You can find various benchmarks at https://benchmarks.elastic.co/index.html; one comparing versions that might be somewhat close to your use-case is https://elasticsearch-benchmarks.elastic.co/index.html#tracks/nyc-taxis/release.

BTW if you switch to index sorting and that uses more resources, I'd almost be surprised if it didn't affect the rest of the system as well (like the search speed). Unfortunately performance is already tricky and if you change multiple things at the same time, it's getting even harder. For example I remember the case when someone upgraded Elasticsearch and also their Java version. Performance degraded and after a lot of searching it turned out that the same JVM parameters worked very differently on the new Java version.
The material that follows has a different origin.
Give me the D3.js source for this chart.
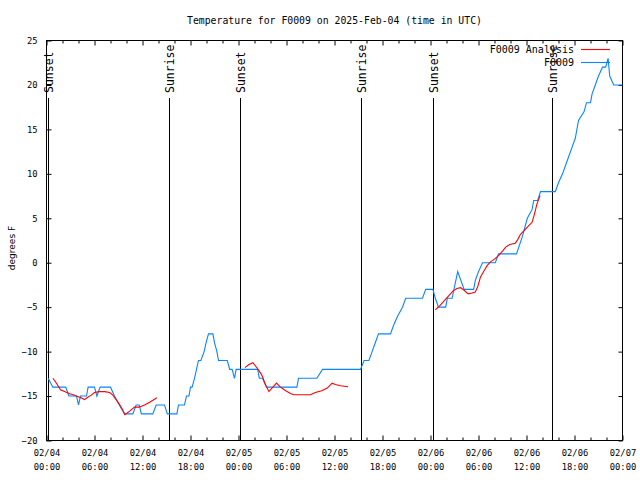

Just as am example of how small things in combination can have bad effects and also lead you on the wrong path for debugging easily.

Moving forward I'd look into:

  • Is index sorting really a win for your use case?
  • Sanity check of the common stats (queues and IO, memory, CPU usage).
  • Look into general best practices for read-only indices (reducing the number of shards, doing a force merge — mostly things built into ILM already).

Thanks for the suggestions. I will take a look at the links.
I forgot about JVM version bump. But the bump is simply due to ES 7.3.1 using jvm 12; therefore, I assume it's not worse than before. Otherwise you guys wouldn't have bumped it.